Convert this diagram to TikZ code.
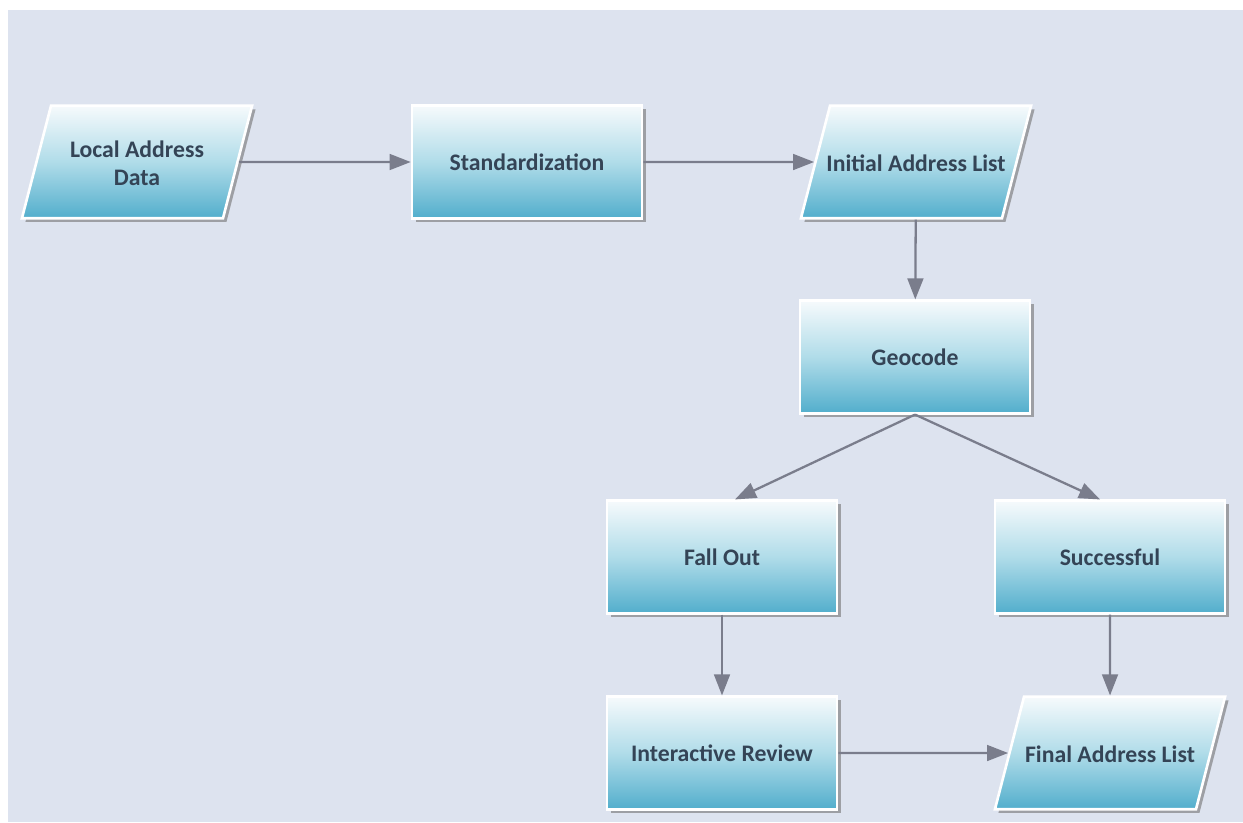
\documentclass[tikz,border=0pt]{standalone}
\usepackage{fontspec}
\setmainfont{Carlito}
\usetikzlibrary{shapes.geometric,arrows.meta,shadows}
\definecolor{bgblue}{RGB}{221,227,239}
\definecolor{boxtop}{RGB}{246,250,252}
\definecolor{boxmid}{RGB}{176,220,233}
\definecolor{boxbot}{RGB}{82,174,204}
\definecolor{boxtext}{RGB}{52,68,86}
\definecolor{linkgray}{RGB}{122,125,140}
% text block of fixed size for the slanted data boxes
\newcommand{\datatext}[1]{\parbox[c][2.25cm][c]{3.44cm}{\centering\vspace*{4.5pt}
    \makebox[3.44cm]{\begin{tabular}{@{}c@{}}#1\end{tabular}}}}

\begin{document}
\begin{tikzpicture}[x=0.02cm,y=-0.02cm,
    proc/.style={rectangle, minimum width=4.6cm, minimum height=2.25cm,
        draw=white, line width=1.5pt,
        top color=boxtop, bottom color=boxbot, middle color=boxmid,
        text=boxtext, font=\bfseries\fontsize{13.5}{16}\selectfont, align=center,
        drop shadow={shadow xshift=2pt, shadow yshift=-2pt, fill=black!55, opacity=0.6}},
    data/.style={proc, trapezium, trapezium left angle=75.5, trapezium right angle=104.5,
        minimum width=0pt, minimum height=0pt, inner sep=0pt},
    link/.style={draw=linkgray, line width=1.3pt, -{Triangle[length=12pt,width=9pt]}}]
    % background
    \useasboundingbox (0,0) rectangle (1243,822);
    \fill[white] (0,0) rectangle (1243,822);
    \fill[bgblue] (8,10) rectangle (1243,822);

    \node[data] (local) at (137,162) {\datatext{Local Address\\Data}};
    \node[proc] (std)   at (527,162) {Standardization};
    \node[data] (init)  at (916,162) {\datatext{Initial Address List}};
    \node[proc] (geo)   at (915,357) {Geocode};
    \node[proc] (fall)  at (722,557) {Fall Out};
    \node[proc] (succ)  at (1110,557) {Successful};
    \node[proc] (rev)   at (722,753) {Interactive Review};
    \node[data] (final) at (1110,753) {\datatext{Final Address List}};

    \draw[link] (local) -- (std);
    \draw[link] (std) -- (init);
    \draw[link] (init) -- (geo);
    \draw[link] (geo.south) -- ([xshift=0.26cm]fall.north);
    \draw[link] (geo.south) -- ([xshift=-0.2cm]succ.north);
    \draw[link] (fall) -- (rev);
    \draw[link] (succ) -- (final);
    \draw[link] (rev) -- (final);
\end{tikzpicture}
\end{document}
------------------------------------------------------------------------
> _TASK DESCRIPTION_
Print out the material word for word, omitting the pictures.

> _CORRECT ANSWER_
Convert this diagram to TikZ code.
\documentclass[tikz,border=0pt]{standalone}
\usepackage{fontspec}
\setmainfont{Carlito}
\usetikzlibrary{shapes.geometric,arrows.meta,shadows}
\definecolor{bgblue}{RGB}{221,227,239}
\definecolor{boxtop}{RGB}{246,250,252}
\definecolor{boxmid}{RGB}{176,220,233}
\definecolor{boxbot}{RGB}{82,174,204}
\definecolor{boxtext}{RGB}{52,68,86}
\definecolor{linkgray}{RGB}{122,125,140}
% text block of fixed size for the slanted data boxes
\newcommand{\datatext}[1]{\parbox[c][2.25cm][c]{3.44cm}{\centering\vspace*{4.5pt}
    \makebox[3.44cm]{\begin{tabular}{@{}c@{}}#1\end{tabular}}}}

\begin{document}
\begin{tikzpicture}[x=0.02cm,y=-0.02cm,
    proc/.style={rectangle, minimum width=4.6cm, minimum height=2.25cm,
        draw=white, line width=1.5pt,
        top color=boxtop, bottom color=boxbot, middle color=boxmid,
        text=boxtext, font=\bfseries\fontsize{13.5}{16}\selectfont, align=center,
        drop shadow={shadow xshift=2pt, shadow yshift=-2pt, fill=black!55, opacity=0.6}},
    data/.style={proc, trapezium, trapezium left angle=75.5, trapezium right angle=104.5,
        minimum width=0pt, minimum height=0pt, inner sep=0pt},
    link/.style={draw=linkgray, line width=1.3pt, -{Triangle[length=12pt,width=9pt]}}]
    % background
    \useasboundingbox (0,0) rectangle (1243,822);
    \fill[white] (0,0) rectangle (1243,822);
    \fill[bgblue] (8,10) rectangle (1243,822);

    \node[data] (local) at (137,162) {\datatext{Local Address\\Data}};
    \node[proc] (std)   at (527,162) {Standardization};
    \node[data] (init)  at (916,162) {\datatext{Initial Address List}};
    \node[proc] (geo)   at (915,357) {Geocode};
    \node[proc] (fall)  at (722,557) {Fall Out};
    \node[proc] (succ)  at (1110,557) {Successful};
    \node[proc] (rev)   at (722,753) {Interactive Review};
    \node[data] (final) at (1110,753) {\datatext{Final Address List}};

    \draw[link] (local) -- (std);
    \draw[link] (std) -- (init);
    \draw[link] (init) -- (geo);
    \draw[link] (geo.south) -- ([xshift=0.26cm]fall.north);
    \draw[link] (geo.south) -- ([xshift=-0.2cm]succ.north);
    \draw[link] (fall) -- (rev);
    \draw[link] (succ) -- (final);
    \draw[link] (rev) -- (final);
\end{tikzpicture}
\end{document}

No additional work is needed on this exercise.